■ Work instructions
Reproduce the data exactly and drop any pictures it holds.
>>>>
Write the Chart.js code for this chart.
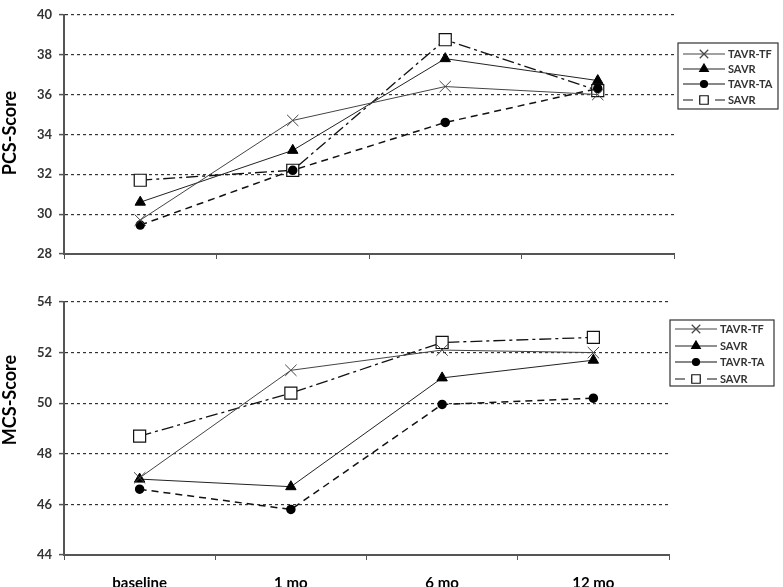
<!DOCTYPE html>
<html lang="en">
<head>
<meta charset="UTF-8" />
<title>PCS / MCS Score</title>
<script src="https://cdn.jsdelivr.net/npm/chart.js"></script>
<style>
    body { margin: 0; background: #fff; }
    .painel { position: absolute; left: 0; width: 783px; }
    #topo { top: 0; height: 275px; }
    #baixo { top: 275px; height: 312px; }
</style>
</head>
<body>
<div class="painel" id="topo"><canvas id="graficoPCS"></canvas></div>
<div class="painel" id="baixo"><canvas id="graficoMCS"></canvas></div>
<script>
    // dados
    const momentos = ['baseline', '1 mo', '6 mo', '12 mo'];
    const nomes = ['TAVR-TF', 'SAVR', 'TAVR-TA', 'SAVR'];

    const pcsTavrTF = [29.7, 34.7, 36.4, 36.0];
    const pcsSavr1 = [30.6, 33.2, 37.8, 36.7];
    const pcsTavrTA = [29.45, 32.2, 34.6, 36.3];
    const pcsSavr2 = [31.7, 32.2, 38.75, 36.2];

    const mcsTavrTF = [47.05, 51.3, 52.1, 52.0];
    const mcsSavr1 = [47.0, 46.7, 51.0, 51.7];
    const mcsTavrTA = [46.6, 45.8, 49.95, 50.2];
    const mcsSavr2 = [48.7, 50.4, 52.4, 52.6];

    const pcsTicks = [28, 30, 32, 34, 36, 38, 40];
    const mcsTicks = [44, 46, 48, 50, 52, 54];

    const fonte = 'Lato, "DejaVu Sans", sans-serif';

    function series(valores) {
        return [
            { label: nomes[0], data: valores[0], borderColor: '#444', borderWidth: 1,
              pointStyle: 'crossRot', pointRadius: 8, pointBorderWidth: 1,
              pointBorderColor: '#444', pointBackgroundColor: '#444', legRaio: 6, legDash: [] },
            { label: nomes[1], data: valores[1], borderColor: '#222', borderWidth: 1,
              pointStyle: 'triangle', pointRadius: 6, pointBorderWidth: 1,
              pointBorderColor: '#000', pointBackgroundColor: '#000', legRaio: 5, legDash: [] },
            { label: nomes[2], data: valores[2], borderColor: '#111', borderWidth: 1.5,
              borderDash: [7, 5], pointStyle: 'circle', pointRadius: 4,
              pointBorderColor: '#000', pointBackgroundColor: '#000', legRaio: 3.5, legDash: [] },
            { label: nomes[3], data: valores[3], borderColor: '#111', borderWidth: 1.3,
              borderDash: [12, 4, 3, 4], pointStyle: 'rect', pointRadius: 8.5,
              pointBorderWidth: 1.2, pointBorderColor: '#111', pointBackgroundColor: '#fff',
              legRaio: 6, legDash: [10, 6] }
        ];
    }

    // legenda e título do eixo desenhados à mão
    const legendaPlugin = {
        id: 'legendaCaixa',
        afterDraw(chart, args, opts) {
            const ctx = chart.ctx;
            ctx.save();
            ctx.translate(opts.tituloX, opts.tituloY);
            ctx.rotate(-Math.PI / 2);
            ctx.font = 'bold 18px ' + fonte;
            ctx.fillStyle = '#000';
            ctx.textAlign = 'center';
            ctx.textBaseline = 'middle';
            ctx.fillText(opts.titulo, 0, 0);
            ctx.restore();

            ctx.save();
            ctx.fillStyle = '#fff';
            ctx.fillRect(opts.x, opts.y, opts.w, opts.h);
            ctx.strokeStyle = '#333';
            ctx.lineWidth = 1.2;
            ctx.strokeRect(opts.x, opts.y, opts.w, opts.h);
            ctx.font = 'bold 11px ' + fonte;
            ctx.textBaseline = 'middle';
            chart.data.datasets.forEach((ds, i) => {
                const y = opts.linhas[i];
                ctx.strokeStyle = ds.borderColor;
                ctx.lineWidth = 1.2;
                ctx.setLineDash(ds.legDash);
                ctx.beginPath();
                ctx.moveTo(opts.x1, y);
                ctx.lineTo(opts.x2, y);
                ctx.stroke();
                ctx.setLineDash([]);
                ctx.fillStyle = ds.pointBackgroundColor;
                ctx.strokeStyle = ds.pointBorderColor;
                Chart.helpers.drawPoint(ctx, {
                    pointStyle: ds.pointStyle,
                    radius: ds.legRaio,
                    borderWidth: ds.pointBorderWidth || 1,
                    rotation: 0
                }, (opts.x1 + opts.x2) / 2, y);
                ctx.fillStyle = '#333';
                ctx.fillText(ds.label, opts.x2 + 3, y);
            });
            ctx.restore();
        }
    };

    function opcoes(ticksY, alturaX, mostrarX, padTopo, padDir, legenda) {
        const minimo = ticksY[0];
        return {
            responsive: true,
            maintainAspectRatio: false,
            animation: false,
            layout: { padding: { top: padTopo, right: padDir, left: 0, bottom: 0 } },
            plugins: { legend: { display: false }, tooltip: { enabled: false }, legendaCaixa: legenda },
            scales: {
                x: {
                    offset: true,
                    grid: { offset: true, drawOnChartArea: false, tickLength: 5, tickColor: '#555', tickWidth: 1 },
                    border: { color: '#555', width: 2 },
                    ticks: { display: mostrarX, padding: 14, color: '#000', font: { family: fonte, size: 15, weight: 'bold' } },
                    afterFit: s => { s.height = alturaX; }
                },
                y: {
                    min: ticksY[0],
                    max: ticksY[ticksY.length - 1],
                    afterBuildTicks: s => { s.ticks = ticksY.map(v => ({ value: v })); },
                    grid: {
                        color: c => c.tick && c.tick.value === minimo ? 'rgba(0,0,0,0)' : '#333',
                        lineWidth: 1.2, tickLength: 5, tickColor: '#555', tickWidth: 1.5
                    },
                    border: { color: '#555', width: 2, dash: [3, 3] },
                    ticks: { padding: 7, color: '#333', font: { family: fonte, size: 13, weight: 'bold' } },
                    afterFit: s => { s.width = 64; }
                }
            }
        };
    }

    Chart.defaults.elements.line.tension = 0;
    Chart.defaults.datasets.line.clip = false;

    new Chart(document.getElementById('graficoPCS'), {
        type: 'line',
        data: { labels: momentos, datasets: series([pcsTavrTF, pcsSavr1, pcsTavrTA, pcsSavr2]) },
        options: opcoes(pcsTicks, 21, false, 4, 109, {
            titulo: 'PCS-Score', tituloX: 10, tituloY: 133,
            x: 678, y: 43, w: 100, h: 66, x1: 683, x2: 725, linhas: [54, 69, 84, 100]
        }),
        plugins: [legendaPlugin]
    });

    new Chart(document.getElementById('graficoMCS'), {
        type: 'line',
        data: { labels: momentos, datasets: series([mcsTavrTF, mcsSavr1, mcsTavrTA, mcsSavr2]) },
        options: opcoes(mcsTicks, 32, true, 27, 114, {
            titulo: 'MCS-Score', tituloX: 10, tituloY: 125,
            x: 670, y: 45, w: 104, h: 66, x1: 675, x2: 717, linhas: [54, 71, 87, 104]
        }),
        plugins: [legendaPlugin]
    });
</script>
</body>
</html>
<<<<
■ Output of the exercise
Write the Chart.js code for this chart.
<!DOCTYPE html>
<html lang="en">
<head>
<meta charset="UTF-8" />
<title>PCS / MCS Score</title>
<script src="https://cdn.jsdelivr.net/npm/chart.js"></script>
<style>
    body { margin: 0; background: #fff; }
    .painel { position: absolute; left: 0; width: 783px; }
    #topo { top: 0; height: 275px; }
    #baixo { top: 275px; height: 312px; }
</style>
</head>
<body>
<div class="painel" id="topo"><canvas id="graficoPCS"></canvas></div>
<div class="painel" id="baixo"><canvas id="graficoMCS"></canvas></div>
<script>
    // dados
    const momentos = ['baseline', '1 mo', '6 mo', '12 mo'];
    const nomes = ['TAVR-TF', 'SAVR', 'TAVR-TA', 'SAVR'];

    const pcsTavrTF = [29.7, 34.7, 36.4, 36.0];
    const pcsSavr1 = [30.6, 33.2, 37.8, 36.7];
    const pcsTavrTA = [29.45, 32.2, 34.6, 36.3];
    const pcsSavr2 = [31.7, 32.2, 38.75, 36.2];

    const mcsTavrTF = [47.05, 51.3, 52.1, 52.0];
    const mcsSavr1 = [47.0, 46.7, 51.0, 51.7];
    const mcsTavrTA = [46.6, 45.8, 49.95, 50.2];
    const mcsSavr2 = [48.7, 50.4, 52.4, 52.6];

    const pcsTicks = [28, 30, 32, 34, 36, 38, 40];
    const mcsTicks = [44, 46, 48, 50, 52, 54];

    const fonte = 'Lato, "DejaVu Sans", sans-serif';

    function series(valores) {
        return [
            { label: nomes[0], data: valores[0], borderColor: '#444', borderWidth: 1,
              pointStyle: 'crossRot', pointRadius: 8, pointBorderWidth: 1,
              pointBorderColor: '#444', pointBackgroundColor: '#444', legRaio: 6, legDash: [] },
            { label: nomes[1], data: valores[1], borderColor: '#222', borderWidth: 1,
              pointStyle: 'triangle', pointRadius: 6, pointBorderWidth: 1,
              pointBorderColor: '#000', pointBackgroundColor: '#000', legRaio: 5, legDash: [] },
            { label: nomes[2], data: valores[2], borderColor: '#111', borderWidth: 1.5,
              borderDash: [7, 5], pointStyle: 'circle', pointRadius: 4,
              pointBorderColor: '#000', pointBackgroundColor: '#000', legRaio: 3.5, legDash: [] },
            { label: nomes[3], data: valores[3], borderColor: '#111', borderWidth: 1.3,
              borderDash: [12, 4, 3, 4], pointStyle: 'rect', pointRadius: 8.5,
              pointBorderWidth: 1.2, pointBorderColor: '#111', pointBackgroundColor: '#fff',
              legRaio: 6, legDash: [10, 6] }
        ];
    }

    // legenda e título do eixo desenhados à mão
    const legendaPlugin = {
        id: 'legendaCaixa',
        afterDraw(chart, args, opts) {
            const ctx = chart.ctx;
            ctx.save();
            ctx.translate(opts.tituloX, opts.tituloY);
            ctx.rotate(-Math.PI / 2);
            ctx.font = 'bold 18px ' + fonte;
            ctx.fillStyle = '#000';
            ctx.textAlign = 'center';
            ctx.textBaseline = 'middle';
            ctx.fillText(opts.titulo, 0, 0);
            ctx.restore();

            ctx.save();
            ctx.fillStyle = '#fff';
            ctx.fillRect(opts.x, opts.y, opts.w, opts.h);
            ctx.strokeStyle = '#333';
            ctx.lineWidth = 1.2;
            ctx.strokeRect(opts.x, opts.y, opts.w, opts.h);
            ctx.font = 'bold 11px ' + fonte;
            ctx.textBaseline = 'middle';
            chart.data.datasets.forEach((ds, i) => {
                const y = opts.linhas[i];
                ctx.strokeStyle = ds.borderColor;
                ctx.lineWidth = 1.2;
                ctx.setLineDash(ds.legDash);
                ctx.beginPath();
                ctx.moveTo(opts.x1, y);
                ctx.lineTo(opts.x2, y);
                ctx.stroke();
                ctx.setLineDash([]);
                ctx.fillStyle = ds.pointBackgroundColor;
                ctx.strokeStyle = ds.pointBorderColor;
                Chart.helpers.drawPoint(ctx, {
                    pointStyle: ds.pointStyle,
                    radius: ds.legRaio,
                    borderWidth: ds.pointBorderWidth || 1,
                    rotation: 0
                }, (opts.x1 + opts.x2) / 2, y);
                ctx.fillStyle = '#333';
                ctx.fillText(ds.label, opts.x2 + 3, y);
            });
            ctx.restore();
        }
    };

    function opcoes(ticksY, alturaX, mostrarX, padTopo, padDir, legenda) {
        const minimo = ticksY[0];
        return {
            responsive: true,
            maintainAspectRatio: false,
            animation: false,
            layout: { padding: { top: padTopo, right: padDir, left: 0, bottom: 0 } },
            plugins: { legend: { display: false }, tooltip: { enabled: false }, legendaCaixa: legenda },
            scales: {
                x: {
                    offset: true,
                    grid: { offset: true, drawOnChartArea: false, tickLength: 5, tickColor: '#555', tickWidth: 1 },
                    border: { color: '#555', width: 2 },
                    ticks: { display: mostrarX, padding: 14, color: '#000', font: { family: fonte, size: 15, weight: 'bold' } },
                    afterFit: s => { s.height = alturaX; }
                },
                y: {
                    min: ticksY[0],
                    max: ticksY[ticksY.length - 1],
                    afterBuildTicks: s => { s.ticks = ticksY.map(v => ({ value: v })); },
                    grid: {
                        color: c => c.tick && c.tick.value === minimo ? 'rgba(0,0,0,0)' : '#333',
                        lineWidth: 1.2, tickLength: 5, tickColor: '#555', tickWidth: 1.5
                    },
                    border: { color: '#555', width: 2, dash: [3, 3] },
                    ticks: { padding: 7, color: '#333', font: { family: fonte, size: 13, weight: 'bold' } },
                    afterFit: s => { s.width = 64; }
                }
            }
        };
    }

    Chart.defaults.elements.line.tension = 0;
    Chart.defaults.datasets.line.clip = false;

    new Chart(document.getElementById('graficoPCS'), {
        type: 'line',
        data: { labels: momentos, datasets: series([pcsTavrTF, pcsSavr1, pcsTavrTA, pcsSavr2]) },
        options: opcoes(pcsTicks, 21, false, 4, 109, {
            titulo: 'PCS-Score', tituloX: 10, tituloY: 133,
            x: 678, y: 43, w: 100, h: 66, x1: 683, x2: 725, linhas: [54, 69, 84, 100]
        }),
        plugins: [legendaPlugin]
    });

    new Chart(document.getElementById('graficoMCS'), {
        type: 'line',
        data: { labels: momentos, datasets: series([mcsTavrTF, mcsSavr1, mcsTavrTA, mcsSavr2]) },
        options: opcoes(mcsTicks, 32, true, 27, 114, {
            titulo: 'MCS-Score', tituloX: 10, tituloY: 125,
            x: 670, y: 45, w: 104, h: 66, x1: 675, x2: 717, linhas: [54, 71, 87, 104]
        }),
        plugins: [legendaPlugin]
    });
</script>
</body>
</html>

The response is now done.